As an example, when someone falls in love everything looks different. It is the same in our relationship with God, and we need time to be aware of God’s love just as we need to take time to nurture and develop our human relationships. This means taking time for prayer and for silence. What is your pattern of prayer? How can you develop it? That prayer brings vital inner strength is particularly clear in the words of the ordination service: “You cannot bear the weight of this ministry in your own strength…pray daily for the Holy Spirit”. The meaning of this is clear: we need to live aware of God’s indwelling love and let it inspire us.

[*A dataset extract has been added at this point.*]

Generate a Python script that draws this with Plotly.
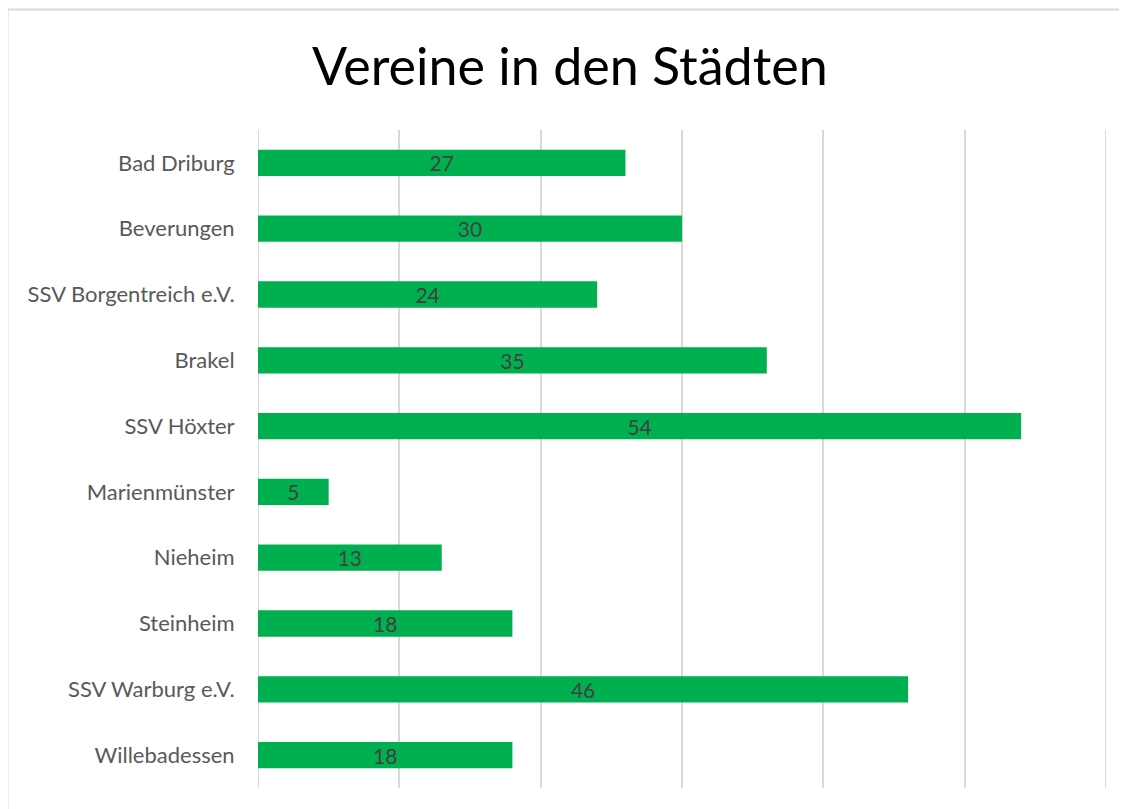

So, at the start of this New Year, 2012, what are the foundations of your life as you look forward? Jobs, homes, finances, families are all vital and we may be able to get some help from “7 steps to a new me”. But the key is in everything that flows from baptism. Our identity: we are created by God in his image. Affirmation: we are loved and forgiven by God. Empowerment: we are strengthened by God to live by the law of love. So, as we look forward to 2012, let us reflect on our baptism, and how its deep meaning for our identity, affirmation and empowerment can enrich and shape our lives both as individuals and as a Church.